Views sought as fears grow for Weymouth jobs

Dorset Echo: The Land Registry on the Granby Industrial Estate in Weymouth The Land Registry on the Granby Industrial Estate in Weymouth

PEOPLE are being asked for their views as fears are growing for the future of 200 jobs in Weymouth.

Views are needed on government plans to privatise the Land Registry, which employs more than 200 people in Weymouth, the Public and Commercial Services (PCS) union says.

There are just days left for people to submit their opinions.

PCS says plans to turn the Land Registry into a government company (GovCo), or bring in other forms of private ownership, are 'unnecessary' and 'politically motivated'.

Concerns about workers' job security were raised by MPs from all parties in a recent debate in parliament.
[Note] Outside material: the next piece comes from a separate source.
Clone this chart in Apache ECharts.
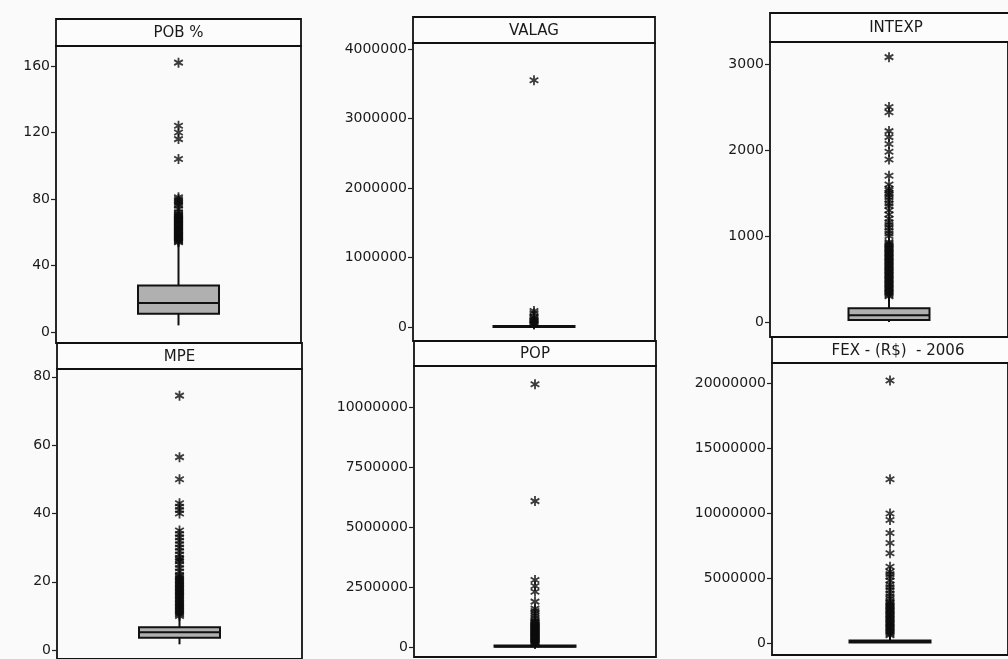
<!DOCTYPE html>
<html>
<head>
<meta charset="utf-8">
<script src="https://cdn.jsdelivr.net/npm/echarts@6/dist/echarts.min.js"></script>
<style>
  html, body { margin: 0; padding: 0; background: #fafafa; }
  #chart-container { width: 1008px; height: 659px; }
</style>
</head>
<body>
<div id="chart-container"></div>
<script>
var dom = document.getElementById("chart-container");
var myChart = echarts.init(dom, null, { renderer: "canvas" });

// variable names (panel headers)
var names = ["POB %", "VALAG", "INTEXP", "MPE", "POP", "FEX - (R$)  - 2006"];

// box stats: [low whisker, Q1, median, Q3, high whisker]
var boxPOB = [4, 11, 17.5, 28, 53];
var boxVALAG = [0, 2000, 6000, 15000, 30000];
var boxINTEXP = [0, 25, 80, 160, 290];
var boxMPE = [1.7, 3.6, 5.2, 6.7, 9.6];
var boxPOP = [0, 10000, 25000, 60000, 110000];
var boxFEX = [0, 50000, 100000, 200000, 500000];

// outliers
var outPOB = [54, 54.5, 55, 55.5, 56, 56.5, 57, 57.5, 58, 58.5, 59, 59.5, 60, 60.5, 61, 61.5,
  62, 62.5, 63, 63.5, 64, 64.5, 65, 65.5, 66, 66.5, 67, 67.5, 68, 68.5, 69, 69.5, 70, 70.5,
  71, 72, 74, 76, 77, 78, 79, 80, 81, 104, 116, 120, 124, 162];
var outVALAG = [35000, 45000, 60000, 75000, 90000, 110000, 130000, 150000, 200000, 230000, 3550000];
var outINTEXP = [300, 315, 330, 345, 360, 375, 390, 405, 420, 435, 450, 465, 480, 495, 510,
  525, 540, 555, 570, 585, 600, 615, 630, 645, 660, 675, 690, 705, 720, 735, 750, 765, 780,
  795, 810, 825, 840, 855, 870, 885, 900, 915, 930, 1000, 1030, 1060, 1100, 1130, 1160, 1200,
  1250, 1300, 1350, 1380, 1420, 1450, 1480, 1500, 1530, 1550, 1600, 1700, 1890, 1980, 2070,
  2150, 2220, 2440, 2500, 3080];
var outMPE = [10, 10.4, 10.8, 11.2, 11.6, 12, 12.4, 12.8, 13.2, 13.6, 14, 14.4, 14.8, 15.2,
  15.6, 16, 16.4, 16.8, 17.2, 17.6, 18, 18.4, 18.8, 19.2, 19.6, 20, 20.4, 20.8, 21.2, 21.6,
  22, 23, 24, 25, 26, 26.5, 27, 28, 29, 30, 31, 32, 33, 34, 35, 40, 41, 42, 43, 50, 56.5, 74.5];
var outPOP = [120000, 150000, 180000, 210000, 240000, 270000, 300000, 330000, 360000, 390000,
  420000, 450000, 480000, 510000, 540000, 570000, 600000, 630000, 660000, 690000, 720000,
  750000, 780000, 810000, 840000, 870000, 900000, 930000, 960000, 990000, 1020000, 1060000,
  1100000, 1200000, 1300000, 1400000, 1500000, 1600000, 1890000, 2300000, 2540000, 2790000,
  6080000, 10950000];
var outFEX = [600000, 700000, 800000, 900000, 1000000, 1100000, 1200000, 1300000, 1400000,
  1500000, 1600000, 1700000, 1800000, 1900000, 2000000, 2100000, 2200000, 2300000, 2400000,
  2500000, 2600000, 2700000, 2800000, 2900000, 3000000, 3100000, 3200000, 3400000, 3600000,
  3800000, 4070000, 4300000, 4500000, 4800000, 5100000, 5300000, 5500000, 5870000, 6900000,
  7700000, 8460000, 9460000, 9970000, 12600000, 20200000];

// y tick labels
var ticksPOB = [0, 40, 80, 120, 160];
var ticksVALAG = [0, 1000000, 2000000, 3000000, 4000000];
var ticksINTEXP = [0, 1000, 2000, 3000];
var ticksMPE = [0, 20, 40, 60, 80];
var ticksPOP = [0, 2500000, 5000000, 7500000, 10000000];
var ticksFEX = [0, 5000000, 10000000, 15000000, 20000000];

var boxes = [boxPOB, boxVALAG, boxINTEXP, boxMPE, boxPOP, boxFEX];
var outliers = [outPOB, outVALAG, outINTEXP, outMPE, outPOP, outFEX];
var ticks = [ticksPOB, ticksVALAG, ticksINTEXP, ticksMPE, ticksPOP, ticksFEX];

// panel layout in pixels (scan is slightly skewed)
var layout = [
  { left: 56, right: 301, head: 19, top: 46, bottom: 343, min: -6.6, max: 172 },
  { left: 413, right: 655, head: 17, top: 43, bottom: 341, min: -201000, max: 4086000 },
  { left: 770, right: 1022, head: 13, top: 42, bottom: 337, min: -174, max: 3256 },
  { left: 57, right: 302, head: 343, top: 369, bottom: 662, min: -2.6, max: 82.3 },
  { left: 414, right: 656, head: 341, top: 366, bottom: 657, min: -417000, max: 11710000 },
  { left: 772, right: 1024, head: 337, top: 363, bottom: 655, min: -920000, max: 21540000 }
];

// asterisk marker, three filled bars
var starPath =
  "path://M-1.8,-10L1.8,-10L1.8,10L-1.8,10Z" +
  "M-9.56,-3.44L-7.76,-6.56L9.56,3.44L7.76,6.56Z" +
  "M-7.76,6.56L-9.56,3.44L7.76,-6.56L9.56,-3.44Z";

var grids = [], xAxes = [], yAxes = [], series = [], graphics = [];

layout.forEach(function (p, i) {
  grids.push({
    left: p.left,
    top: p.top,
    width: p.right - p.left,
    height: p.bottom - p.top,
    show: true,
    backgroundColor: "transparent",
    borderColor: "#111",
    borderWidth: 1.8
  });
  xAxes.push({ type: "value", gridIndex: i, min: 0, max: 1, show: false });
  yAxes.push({
    type: "value",
    gridIndex: i,
    min: p.min,
    max: p.max,
    splitLine: { show: false },
    axisLine: { show: false },
    axisTick: {
      show: true,
      length: 5,
      customValues: ticks[i],
      lineStyle: { color: "#222", width: 1.2 }
    },
    axisLabel: {
      customValues: ticks[i],
      formatter: function (v) { return String(v); },
      color: "#1a1a1a",
      fontFamily: "DejaVu Sans",
      fontSize: 14,
      margin: 6
    }
  });

  series.push({
    type: "custom",
    xAxisIndex: i,
    yAxisIndex: i,
    data: [[0.5].concat(boxes[i])],
    renderItem: function (params, api) {
      var x = api.value(0);
      var low = api.coord([x, api.value(1)]);
      var q1 = api.coord([x, api.value(2)]);
      var med = api.coord([x, api.value(3)]);
      var q3 = api.coord([x, api.value(4)]);
      var high = api.coord([x, api.value(5)]);
      var half = 40.5;
      return {
        type: "group",
        children: [
          { type: "line", shape: { x1: low[0], y1: low[1], x2: q1[0], y2: q1[1] },
            style: { stroke: "#111", lineWidth: 2 } },
          { type: "line", shape: { x1: q3[0], y1: q3[1], x2: high[0], y2: high[1] },
            style: { stroke: "#111", lineWidth: 2 } },
          { type: "rect",
            shape: { x: q3[0] - half, y: q3[1], width: half * 2, height: Math.max(q1[1] - q3[1], 0.8) },
            style: { fill: "#b0b0b0", stroke: "#111", lineWidth: 2 } },
          { type: "line", shape: { x1: med[0] - half, y1: med[1], x2: med[0] + half, y2: med[1] },
            style: { stroke: "#111", lineWidth: 2 } }
        ]
      };
    },
    z: 3
  });

  series.push({
    type: "scatter",
    xAxisIndex: i,
    yAxisIndex: i,
    symbol: starPath,
    symbolSize: 10,
    symbolKeepAspect: true,
    itemStyle: { color: "#0d0d0d" },
    data: outliers[i].map(function (v) { return [0.5, v]; }),
    z: 4
  });

  graphics.push({
    type: "group",
    z: 10,
    children: [
      { type: "rect",
        shape: { x: p.left, y: p.head, width: p.right - p.left, height: p.top - p.head },
        style: { fill: "#fcfcfc", stroke: "#111", lineWidth: 1.8 } },
      { type: "text",
        x: (p.left + p.right) / 2,
        y: (p.head + p.top) / 2 + 1,
        style: { text: names[i], fill: "#1a1a1a", font: "15px 'DejaVu Sans'",
          textAlign: "center", textVerticalAlign: "middle" } }
    ]
  });
});

var option = {
  backgroundColor: "#fafafa",
  animation: false,
  grid: grids,
  xAxis: xAxes,
  yAxis: yAxes,
  series: series,
  graphic: graphics
};

myChart.setOption(option);

window.addEventListener("resize", function () {
  myChart.resize();
});
</script>
</body>
</html>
Former Chief Land Registrar and land registration expert, John Manthorpe, has attacked the proposals, saying he did not believe the system could be administered with the same 'integrity and commercial neutrality' by a private company.

The union fears greater private sector involvement would mean a loss of accountability to the public and MPs.

Michael Kavanagh, president of the union's Land Registry group, said: "We are urging as many people and organisations as possible to tell the government the Land Registry must remain in the public sector.

"As well as defending people's jobs in Weymouth we are determined to defend this vital public service from being sold off for profit because the consequences for the public and small local firms would be catastrophic."

Comments (7)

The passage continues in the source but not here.